Por ela, a Imaculada, podem os homens cantar “um cântico novo, porque o Senhor fez maravilhas”.
Meditação da Palavra
A história da humanidade, bem como a história de cada homem, é uma tentativa de resposta à pergunta: “Onde estás?”. A pergunta guarda simultaneamente o drama e a salvação. Só a resposta dá a possibilidade de transformar a existência numa bênção ou numa maldição. “Tive medo”, escondi-me”, “estou nu”, “enganou-me” ou “eis-me aqui”, “faça-se”. Com medo, escondidos, nus, enganados, perdidos de nós mesmos, dos outros e de Deus só apetece fugir, morrer.
Criados para viver na presença de Deus, a vida não faz sentido se temos medo, se precisamos de nos esconder, se não é possível a relação, o encontro, a presença. Criados para ser filhos e herdeiros como viveremos longe da casa do Pai? Chamados à santidade, como conseguiremos manter-nos sem contemplar o rosto de Deus? Estamos de mãos vazias.
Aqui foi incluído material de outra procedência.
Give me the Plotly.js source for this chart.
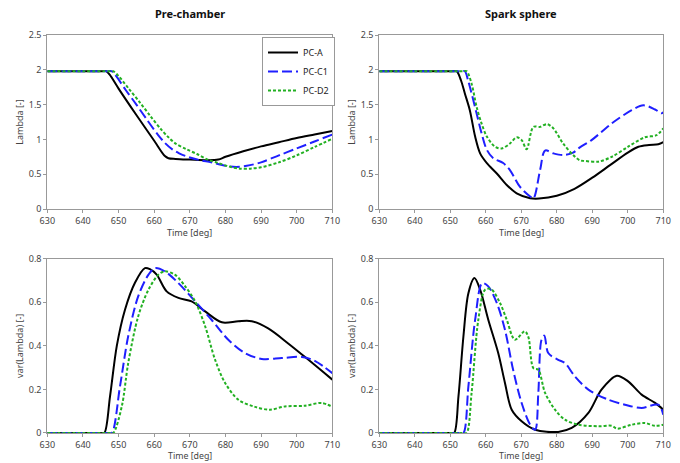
<!DOCTYPE html>
<html>
<head>
<meta charset="utf-8">
<script src="https://cdn.plot.ly/plotly-3.0.1.min.js"></script>
<style>html,body{margin:0;padding:0;background:#fff}#chart{width:680px;height:463px}</style>
</head>
<body>
<div id="chart"></div>
<script>
// ---------- Pre-chamber: Lambda ----------
const pcA_t  = [630,640,645.5,646.5,647.5,650,655,660,663,664,666,670,675,678,680,685,690,695,700,705,710];
const pcA_l  = [1.98,1.98,1.98,1.98,1.93,1.73,1.35,0.98,0.76,0.73,0.72,0.71,0.70,0.71,0.75,0.83,0.90,0.96,1.02,1.07,1.12];
const pcC1_t = [630,640,647,648,649,652,655,658,661,663,665,667,670,673,676,680,683,686,690,695,700,705,710];
const pcC1_l = [1.98,1.98,1.98,1.98,1.93,1.71,1.50,1.28,1.07,0.95,0.86,0.80,0.74,0.70,0.67,0.62,0.605,0.62,0.67,0.77,0.87,0.97,1.07];
const pcD2_t = [630,640,647.5,648.5,650,653,656,659,662,664,666,669,672,675,678,681,684,687,690,695,700,705,710];
const pcD2_l = [1.98,1.98,1.98,1.98,1.91,1.72,1.53,1.33,1.14,1.03,0.94,0.86,0.79,0.71,0.66,0.61,0.58,0.58,0.60,0.67,0.77,0.89,1.01];

// ---------- Spark sphere: Lambda ----------
const ssA_t  = [630,640,650.8,651.8,653,654.1,655.5,657,658.4,660.3,663.1,665.9,668.7,672.5,675,680,685,690,695,700,703,706,708.6,710];
const ssA_l  = [1.98,1.98,1.98,1.98,1.85,1.66,1.42,1.04,0.80,0.66,0.51,0.345,0.225,0.155,0.15,0.19,0.29,0.45,0.63,0.81,0.895,0.92,0.93,0.96];
const ssC1_t = [630,640,653.1,654.1,655,656,657.4,658.8,660.3,662.1,664.9,666.8,669.6,672.5,673.4,675.3,676.7,679,681.8,684.6,686.5,689.8,695.5,701.1,704.4,707.7,709.5,710];
const ssC1_l = [1.98,1.98,1.98,1.98,1.85,1.66,1.375,1.09,0.85,0.73,0.66,0.56,0.32,0.18,0.15,0.56,0.84,0.80,0.776,0.81,0.885,0.99,1.23,1.42,1.49,1.43,1.375,1.39];
const ssD2_t = [630,640,653.6,654.6,656,657.4,658.8,660.3,662.6,664.5,666.8,668.7,670.1,671.5,673.4,675.3,677.2,679,681.8,684.6,686.5,688,691.7,695.5,700.1,704.8,708.1,710];
const ssD2_l = [1.98,1.98,1.98,1.98,1.80,1.47,1.23,1.04,0.895,0.87,0.94,1.03,0.99,0.86,1.18,1.18,1.22,1.16,0.94,0.776,0.70,0.69,0.68,0.75,0.895,1.03,1.06,1.16];

// ---------- Pre-chamber: var(Lambda) ----------
const pvA_t  = [630,640,645,646,647.6,649.5,651.8,654.6,657.4,658.8,660.7,663.5,666.8,670.5,674.3,679,683.6,687.4,692,697.7,703.3,710];
const pvA_v  = [0,0,0,0,0.168,0.40,0.566,0.69,0.757,0.752,0.727,0.65,0.62,0.604,0.558,0.508,0.513,0.513,0.48,0.41,0.336,0.245];
const pvC1_t = [630,640,647.1,648.1,650.4,652.7,655.5,658.4,660.2,663,666.8,671.5,676.1,680.8,685.5,690.2,695.8,701.5,705.2,710];
const pvC1_v = [0,0,0,0,0.214,0.444,0.627,0.727,0.757,0.742,0.688,0.604,0.52,0.428,0.367,0.34,0.344,0.349,0.33,0.275];
const pvD2_t = [630,640,647.5,648.5,650.9,652.7,655.5,658.4,661.2,663,665.8,668.7,671.5,674.3,677.1,679.9,683.6,688.3,692.5,696.7,702.3,707,710];
const pvD2_v = [0,0,0,0,0.122,0.32,0.535,0.658,0.727,0.742,0.727,0.673,0.604,0.49,0.336,0.23,0.153,0.12,0.107,0.122,0.125,0.138,0.12];

// ---------- Spark sphere: var(Lambda) ----------
const svA_t  = [630,640,650.1,651.1,652.3,653.7,655.1,656.8,658.4,660.7,663.5,665.4,667.3,670.1,673.9,680.4,684.2,688.9,692.6,696.9,700.1,703.9,707.7,710];
const svA_v  = [0,0,0,0,0.168,0.444,0.642,0.711,0.658,0.52,0.367,0.23,0.107,0.054,0.015,0.005,0.023,0.092,0.199,0.263,0.237,0.176,0.138,0.107];
const svC1_t = [630,640,652.7,653.7,655.1,657,659,660.7,663.1,665.4,667.7,670.1,672.5,673.9,674.8,675.7,676.5,677.6,680.4,682.3,685.1,688.9,694.5,699.2,703.9,708.6,710];
const svC1_v = [0,0,0,0,0.214,0.52,0.688,0.673,0.597,0.474,0.29,0.138,0.038,0.015,0.184,0.428,0.447,0.367,0.336,0.321,0.26,0.199,0.153,0.13,0.115,0.13,0.084];
const svD2_t = [630,640,653.6,654.6,656,657.9,659.8,661.5,664,665.9,668.2,671,672,673.4,674.8,676.7,679.5,682.3,686.1,691.7,695.5,697,701.1,704.8,707.7,710];
const svD2_v = [0,0,0,0,0.184,0.52,0.658,0.66,0.597,0.52,0.428,0.467,0.44,0.298,0.29,0.184,0.107,0.061,0.038,0.031,0.033,0.02,0.038,0.046,0.033,0.038];

const seriesNames = ['PC-A','PC-C1','PC-D2'];
const xTicks = [630,640,650,660,670,680,690,700,710];
const yTicksLambda = [0,0.5,1,1.5,2,2.5];
const yTicksVar = [0,0.2,0.4,0.6,0.8];
const panelTitles = ['Pre-chamber','Spark sphere'];
const xTitle = 'Time [deg]';

const styles = [
  {color:'#000000', width:2, dash:'solid'},
  {color:'#1f1fff', width:2, dash:'10px,4px'},
  {color:'#22b022', width:2, dash:'3px,2px'}
];

function mk(x, y, i, xa, ya, show){
  return {x:x, y:y, type:'scatter', mode:'lines', name:seriesNames[i],
    xaxis:xa, yaxis:ya, showlegend:show, legendgroup:seriesNames[i],
    line:{color:styles[i].color, width:styles[i].width, dash:styles[i].dash, shape:'spline', smoothing:0.9}};
}

const data = [
  mk(pcA_t,pcA_l,0,'x','y',true), mk(pcC1_t,pcC1_l,1,'x','y',true), mk(pcD2_t,pcD2_l,2,'x','y',true),
  mk(ssA_t,ssA_l,0,'x2','y2',false), mk(ssC1_t,ssC1_l,1,'x2','y2',false), mk(ssD2_t,ssD2_l,2,'x2','y2',false),
  mk(pvA_t,pvA_v,0,'x3','y3',false), mk(pvC1_t,pvC1_v,1,'x3','y3',false), mk(pvD2_t,pvD2_v,2,'x3','y3',false),
  mk(svA_t,svA_v,0,'x4','y4',false), mk(svC1_t,svC1_v,1,'x4','y4',false), mk(svD2_t,svD2_v,2,'x4','y4',false)
];

const FF = 'Noto Sans, Open Sans, sans-serif';
const tickFont = {family:FF, size:9, color:'#444'};
const titleFont = {family:FF, size:9, color:'#444'};

function xax(dom, anchor){
  return {domain:dom, anchor:anchor, range:[630,710], tickvals:xTicks, showgrid:false, zeroline:false,
    showline:true, mirror:true, linecolor:'#999', linewidth:1, ticks:'outside', ticklen:3, tickcolor:'#999',
    tickfont:tickFont};
}
function yax(dom, anchor, range, tv, title){
  return {domain:dom, anchor:anchor, range:range, tickvals:tv, showgrid:false, zeroline:false,
    showline:true, mirror:true, linecolor:'#999', linewidth:1, ticks:'outside', ticklen:3, tickcolor:'#999',
    tickfont:tickFont, title:{text:title, font:titleFont, standoff:3}};
}

const dL = [0.0696,0.4887], dR = [0.5578,0.9754];
const dT = [0.5486,0.9244], dB = [0.0648,0.4412];

function ann(text, xpx, ypx, size, color, yanchor){
  return {text:text, xref:'paper', yref:'paper', x:xpx/680, y:1-ypx/463, xanchor:'center', yanchor:yanchor||'middle',
    showarrow:false, borderpad:0, font:{family:FF, size:size, color:color}};
}

const layout = {
  width:680, height:463,
  margin:{l:0,r:0,t:0,b:0},
  paper_bgcolor:'#fff', plot_bgcolor:'#fff',
  font:{family:FF, color:'#444'},
  xaxis:xax(dL,'y'), yaxis:yax(dT,'x',[0,2.5],yTicksLambda,'Lambda [-]'),
  xaxis2:xax(dR,'y2'), yaxis2:yax(dT,'x2',[0,2.5],yTicksLambda,'Lambda [-]'),
  xaxis3:xax(dL,'y3'), yaxis3:yax(dB,'x3',[0,0.8],yTicksVar,'var(Lambda) [-]'),
  xaxis4:xax(dR,'y4'), yaxis4:yax(dB,'x4',[0,0.8],yTicksVar,'var(Lambda) [-]'),
  showlegend:true,
  legend:{x:262/680, y:1-37/463, xanchor:'left', yanchor:'top', bgcolor:'#fff', bordercolor:'#999', borderwidth:1,
    font:{family:FF, size:9, color:'#222'}, tracegroupgap:0, itemwidth:30},
  annotations:[
    ann('<b>'+panelTitles[0]+'</b>', 190, 14, 11, '#111'),
    ann('<b>'+panelTitles[1]+'</b>', 521, 14, 11, '#111'),
    ann(xTitle, 189.8, 233, 9, '#444'),
    ann(xTitle, 521.3, 233, 9, '#444'),
    ann(xTitle, 189.8, 463, 8.8, '#444', 'bottom'),
    ann(xTitle, 521.3, 463, 8.8, '#444', 'bottom')
  ]
};

Plotly.newPlot('chart', data, layout, {displayModeBar:false, staticPlot:true});
</script>
</body>
</html>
Maria não se esconde, ela expõe-se diante da vida, diante do mundo e diante de Deus. A casa de Nazaré é um grito no silêncio. Um grito de Deus a ecoar desde toda a eternidade: “Faça-se” e um grito de Maria que é o início de uma nova humanidade que nasce do: “faça-se em mim”.
A bênção recusada em Adão é renovada em Maria, porque aquele que vai nascer “será chamado Filho de Deus”. Nela, a nova Eva, serão abençoadas todas as gerações, “com toda a espécie de bênçãos espirituais em Cristo”. E no seu filho que vai nascer, serão todos predestinados para serem “um hino de louvor da sua glória”.
Também nós, na pobreza da nossa casa de Nazaré, somos chamados a acolher a voz do céu para nos tornarmos morada do Altíssimo. Pobres e simples, como a casa de Maria, podemos chegar a ser filhos adotivos, consagrados pelo chamamento à santidade e tornados irrepreensíveis diante de Deus e dos homens, como um hino de louvor e de glória para o nossos Deus.
Oração
Mãe do Salvador, silêncio de Deus e grito de alerta, a ti me consagro neste dia, para que na tua Imaculada Conceição receba a graça de viver purificado, e irrepreensível caminhe ao encontro do Pai.
Desafio para a semana
Contemplo Maria escutando nela o convite de Deus.